REQUEST:
For this exercise, repeat all of the material verbatim apart from its images.

GIVEN INFORMATION:
** begin **
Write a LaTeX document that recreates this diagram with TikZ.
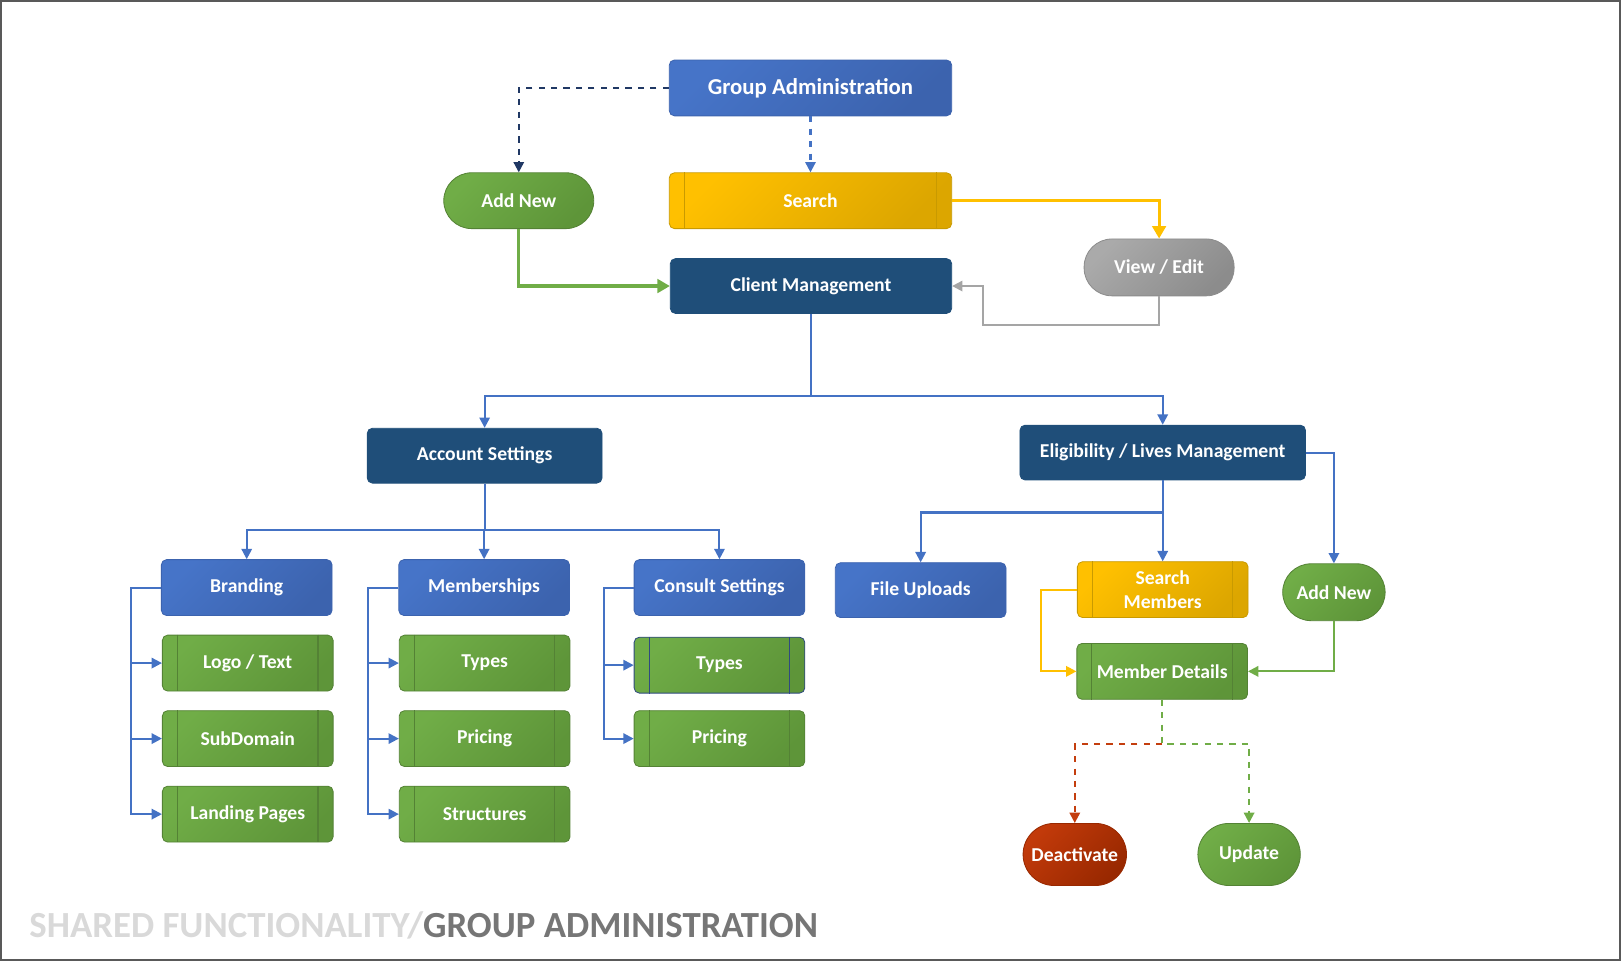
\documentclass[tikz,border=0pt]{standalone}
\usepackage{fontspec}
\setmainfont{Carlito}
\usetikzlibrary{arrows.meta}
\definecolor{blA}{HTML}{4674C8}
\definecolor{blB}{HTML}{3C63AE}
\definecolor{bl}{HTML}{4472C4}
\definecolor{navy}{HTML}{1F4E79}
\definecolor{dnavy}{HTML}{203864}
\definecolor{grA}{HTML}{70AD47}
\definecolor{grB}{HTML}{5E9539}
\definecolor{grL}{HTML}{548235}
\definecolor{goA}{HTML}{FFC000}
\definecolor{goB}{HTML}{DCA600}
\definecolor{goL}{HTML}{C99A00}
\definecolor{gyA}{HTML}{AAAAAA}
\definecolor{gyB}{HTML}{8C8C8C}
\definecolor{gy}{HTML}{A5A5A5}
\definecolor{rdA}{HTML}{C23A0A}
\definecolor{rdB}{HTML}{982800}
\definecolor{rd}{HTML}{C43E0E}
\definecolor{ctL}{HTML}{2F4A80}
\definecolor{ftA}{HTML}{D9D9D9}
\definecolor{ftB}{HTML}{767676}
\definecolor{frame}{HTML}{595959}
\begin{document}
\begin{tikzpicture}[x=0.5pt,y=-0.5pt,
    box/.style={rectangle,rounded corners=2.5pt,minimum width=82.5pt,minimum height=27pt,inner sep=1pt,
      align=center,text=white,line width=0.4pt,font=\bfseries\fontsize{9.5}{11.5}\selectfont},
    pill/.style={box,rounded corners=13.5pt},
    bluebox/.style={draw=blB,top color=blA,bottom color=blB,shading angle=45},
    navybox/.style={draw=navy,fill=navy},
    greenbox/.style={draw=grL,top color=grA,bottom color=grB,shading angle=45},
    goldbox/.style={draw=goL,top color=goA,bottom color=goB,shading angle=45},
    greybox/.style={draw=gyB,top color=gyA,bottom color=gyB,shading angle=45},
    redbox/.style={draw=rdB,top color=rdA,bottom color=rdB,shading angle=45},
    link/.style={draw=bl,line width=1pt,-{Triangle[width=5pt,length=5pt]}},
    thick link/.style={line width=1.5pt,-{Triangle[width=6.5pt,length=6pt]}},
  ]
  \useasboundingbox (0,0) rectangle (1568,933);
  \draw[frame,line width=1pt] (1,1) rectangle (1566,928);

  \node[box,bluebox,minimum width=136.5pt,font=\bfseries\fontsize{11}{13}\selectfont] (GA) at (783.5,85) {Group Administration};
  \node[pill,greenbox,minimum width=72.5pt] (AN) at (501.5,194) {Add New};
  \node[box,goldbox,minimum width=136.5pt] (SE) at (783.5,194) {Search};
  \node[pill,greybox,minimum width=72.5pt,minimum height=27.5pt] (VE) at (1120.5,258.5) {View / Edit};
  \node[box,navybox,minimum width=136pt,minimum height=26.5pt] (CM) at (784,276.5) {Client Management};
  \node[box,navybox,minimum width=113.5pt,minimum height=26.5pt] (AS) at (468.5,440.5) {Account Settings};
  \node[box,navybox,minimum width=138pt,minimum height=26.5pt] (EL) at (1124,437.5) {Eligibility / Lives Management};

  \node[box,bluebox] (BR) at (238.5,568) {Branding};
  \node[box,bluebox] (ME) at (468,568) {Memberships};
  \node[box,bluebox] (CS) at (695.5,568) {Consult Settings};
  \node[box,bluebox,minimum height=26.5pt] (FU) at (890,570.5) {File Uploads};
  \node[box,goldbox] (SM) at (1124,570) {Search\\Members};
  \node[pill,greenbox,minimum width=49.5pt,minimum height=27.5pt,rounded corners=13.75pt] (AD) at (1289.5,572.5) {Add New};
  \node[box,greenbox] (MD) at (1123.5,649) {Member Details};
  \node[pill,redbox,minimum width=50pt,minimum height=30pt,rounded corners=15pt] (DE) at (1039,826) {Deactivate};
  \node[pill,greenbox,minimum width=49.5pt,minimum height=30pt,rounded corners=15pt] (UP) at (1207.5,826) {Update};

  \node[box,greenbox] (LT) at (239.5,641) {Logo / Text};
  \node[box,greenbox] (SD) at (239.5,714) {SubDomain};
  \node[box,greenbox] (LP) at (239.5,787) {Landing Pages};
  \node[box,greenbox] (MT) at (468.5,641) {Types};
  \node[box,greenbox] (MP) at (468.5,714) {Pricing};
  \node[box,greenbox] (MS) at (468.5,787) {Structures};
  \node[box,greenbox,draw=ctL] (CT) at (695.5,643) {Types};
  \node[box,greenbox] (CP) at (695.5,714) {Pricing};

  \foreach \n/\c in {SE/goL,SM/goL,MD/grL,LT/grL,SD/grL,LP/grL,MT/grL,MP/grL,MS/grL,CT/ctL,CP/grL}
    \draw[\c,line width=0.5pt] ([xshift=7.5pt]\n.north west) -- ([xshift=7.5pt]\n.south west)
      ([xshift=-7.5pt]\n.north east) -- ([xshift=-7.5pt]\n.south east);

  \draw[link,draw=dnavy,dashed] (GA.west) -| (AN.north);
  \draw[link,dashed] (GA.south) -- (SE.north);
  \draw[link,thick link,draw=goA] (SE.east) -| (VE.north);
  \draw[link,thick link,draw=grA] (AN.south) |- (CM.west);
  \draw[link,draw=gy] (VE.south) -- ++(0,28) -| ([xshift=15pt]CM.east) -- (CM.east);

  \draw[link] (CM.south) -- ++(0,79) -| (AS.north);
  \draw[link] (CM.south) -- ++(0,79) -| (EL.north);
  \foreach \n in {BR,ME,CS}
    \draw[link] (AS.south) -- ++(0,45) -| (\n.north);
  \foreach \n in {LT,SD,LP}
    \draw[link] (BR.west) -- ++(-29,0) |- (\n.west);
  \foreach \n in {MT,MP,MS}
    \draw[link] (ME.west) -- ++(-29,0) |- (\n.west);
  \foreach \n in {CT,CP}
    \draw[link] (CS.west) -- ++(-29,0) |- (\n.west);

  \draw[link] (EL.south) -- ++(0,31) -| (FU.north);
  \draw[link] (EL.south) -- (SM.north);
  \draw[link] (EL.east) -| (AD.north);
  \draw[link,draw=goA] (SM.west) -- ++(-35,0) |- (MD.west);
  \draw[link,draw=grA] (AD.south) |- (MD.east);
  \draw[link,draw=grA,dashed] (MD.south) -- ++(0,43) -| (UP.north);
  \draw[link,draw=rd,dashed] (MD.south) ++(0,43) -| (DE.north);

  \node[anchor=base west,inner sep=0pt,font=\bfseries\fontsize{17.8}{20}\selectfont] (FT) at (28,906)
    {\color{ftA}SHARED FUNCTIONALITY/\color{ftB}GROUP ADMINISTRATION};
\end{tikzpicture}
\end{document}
** end **
SOLVED PROBLEM:
Write a LaTeX document that recreates this diagram with TikZ.
\documentclass[tikz,border=0pt]{standalone}
\usepackage{fontspec}
\setmainfont{Carlito}
\usetikzlibrary{arrows.meta}
\definecolor{blA}{HTML}{4674C8}
\definecolor{blB}{HTML}{3C63AE}
\definecolor{bl}{HTML}{4472C4}
\definecolor{navy}{HTML}{1F4E79}
\definecolor{dnavy}{HTML}{203864}
\definecolor{grA}{HTML}{70AD47}
\definecolor{grB}{HTML}{5E9539}
\definecolor{grL}{HTML}{548235}
\definecolor{goA}{HTML}{FFC000}
\definecolor{goB}{HTML}{DCA600}
\definecolor{goL}{HTML}{C99A00}
\definecolor{gyA}{HTML}{AAAAAA}
\definecolor{gyB}{HTML}{8C8C8C}
\definecolor{gy}{HTML}{A5A5A5}
\definecolor{rdA}{HTML}{C23A0A}
\definecolor{rdB}{HTML}{982800}
\definecolor{rd}{HTML}{C43E0E}
\definecolor{ctL}{HTML}{2F4A80}
\definecolor{ftA}{HTML}{D9D9D9}
\definecolor{ftB}{HTML}{767676}
\definecolor{frame}{HTML}{595959}
\begin{document}
\begin{tikzpicture}[x=0.5pt,y=-0.5pt,
    box/.style={rectangle,rounded corners=2.5pt,minimum width=82.5pt,minimum height=27pt,inner sep=1pt,
      align=center,text=white,line width=0.4pt,font=\bfseries\fontsize{9.5}{11.5}\selectfont},
    pill/.style={box,rounded corners=13.5pt},
    bluebox/.style={draw=blB,top color=blA,bottom color=blB,shading angle=45},
    navybox/.style={draw=navy,fill=navy},
    greenbox/.style={draw=grL,top color=grA,bottom color=grB,shading angle=45},
    goldbox/.style={draw=goL,top color=goA,bottom color=goB,shading angle=45},
    greybox/.style={draw=gyB,top color=gyA,bottom color=gyB,shading angle=45},
    redbox/.style={draw=rdB,top color=rdA,bottom color=rdB,shading angle=45},
    link/.style={draw=bl,line width=1pt,-{Triangle[width=5pt,length=5pt]}},
    thick link/.style={line width=1.5pt,-{Triangle[width=6.5pt,length=6pt]}},
  ]
  \useasboundingbox (0,0) rectangle (1568,933);
  \draw[frame,line width=1pt] (1,1) rectangle (1566,928);

  \node[box,bluebox,minimum width=136.5pt,font=\bfseries\fontsize{11}{13}\selectfont] (GA) at (783.5,85) {Group Administration};
  \node[pill,greenbox,minimum width=72.5pt] (AN) at (501.5,194) {Add New};
  \node[box,goldbox,minimum width=136.5pt] (SE) at (783.5,194) {Search};
  \node[pill,greybox,minimum width=72.5pt,minimum height=27.5pt] (VE) at (1120.5,258.5) {View / Edit};
  \node[box,navybox,minimum width=136pt,minimum height=26.5pt] (CM) at (784,276.5) {Client Management};
  \node[box,navybox,minimum width=113.5pt,minimum height=26.5pt] (AS) at (468.5,440.5) {Account Settings};
  \node[box,navybox,minimum width=138pt,minimum height=26.5pt] (EL) at (1124,437.5) {Eligibility / Lives Management};

  \node[box,bluebox] (BR) at (238.5,568) {Branding};
  \node[box,bluebox] (ME) at (468,568) {Memberships};
  \node[box,bluebox] (CS) at (695.5,568) {Consult Settings};
  \node[box,bluebox,minimum height=26.5pt] (FU) at (890,570.5) {File Uploads};
  \node[box,goldbox] (SM) at (1124,570) {Search\\Members};
  \node[pill,greenbox,minimum width=49.5pt,minimum height=27.5pt,rounded corners=13.75pt] (AD) at (1289.5,572.5) {Add New};
  \node[box,greenbox] (MD) at (1123.5,649) {Member Details};
  \node[pill,redbox,minimum width=50pt,minimum height=30pt,rounded corners=15pt] (DE) at (1039,826) {Deactivate};
  \node[pill,greenbox,minimum width=49.5pt,minimum height=30pt,rounded corners=15pt] (UP) at (1207.5,826) {Update};

  \node[box,greenbox] (LT) at (239.5,641) {Logo / Text};
  \node[box,greenbox] (SD) at (239.5,714) {SubDomain};
  \node[box,greenbox] (LP) at (239.5,787) {Landing Pages};
  \node[box,greenbox] (MT) at (468.5,641) {Types};
  \node[box,greenbox] (MP) at (468.5,714) {Pricing};
  \node[box,greenbox] (MS) at (468.5,787) {Structures};
  \node[box,greenbox,draw=ctL] (CT) at (695.5,643) {Types};
  \node[box,greenbox] (CP) at (695.5,714) {Pricing};

  \foreach \n/\c in {SE/goL,SM/goL,MD/grL,LT/grL,SD/grL,LP/grL,MT/grL,MP/grL,MS/grL,CT/ctL,CP/grL}
    \draw[\c,line width=0.5pt] ([xshift=7.5pt]\n.north west) -- ([xshift=7.5pt]\n.south west)
      ([xshift=-7.5pt]\n.north east) -- ([xshift=-7.5pt]\n.south east);

  \draw[link,draw=dnavy,dashed] (GA.west) -| (AN.north);
  \draw[link,dashed] (GA.south) -- (SE.north);
  \draw[link,thick link,draw=goA] (SE.east) -| (VE.north);
  \draw[link,thick link,draw=grA] (AN.south) |- (CM.west);
  \draw[link,draw=gy] (VE.south) -- ++(0,28) -| ([xshift=15pt]CM.east) -- (CM.east);

  \draw[link] (CM.south) -- ++(0,79) -| (AS.north);
  \draw[link] (CM.south) -- ++(0,79) -| (EL.north);
  \foreach \n in {BR,ME,CS}
    \draw[link] (AS.south) -- ++(0,45) -| (\n.north);
  \foreach \n in {LT,SD,LP}
    \draw[link] (BR.west) -- ++(-29,0) |- (\n.west);
  \foreach \n in {MT,MP,MS}
    \draw[link] (ME.west) -- ++(-29,0) |- (\n.west);
  \foreach \n in {CT,CP}
    \draw[link] (CS.west) -- ++(-29,0) |- (\n.west);

  \draw[link] (EL.south) -- ++(0,31) -| (FU.north);
  \draw[link] (EL.south) -- (SM.north);
  \draw[link] (EL.east) -| (AD.north);
  \draw[link,draw=goA] (SM.west) -- ++(-35,0) |- (MD.west);
  \draw[link,draw=grA] (AD.south) |- (MD.east);
  \draw[link,draw=grA,dashed] (MD.south) -- ++(0,43) -| (UP.north);
  \draw[link,draw=rd,dashed] (MD.south) ++(0,43) -| (DE.north);

  \node[anchor=base west,inner sep=0pt,font=\bfseries\fontsize{17.8}{20}\selectfont] (FT) at (28,906)
    {\color{ftA}SHARED FUNCTIONALITY/\color{ftB}GROUP ADMINISTRATION};
\end{tikzpicture}
\end{document}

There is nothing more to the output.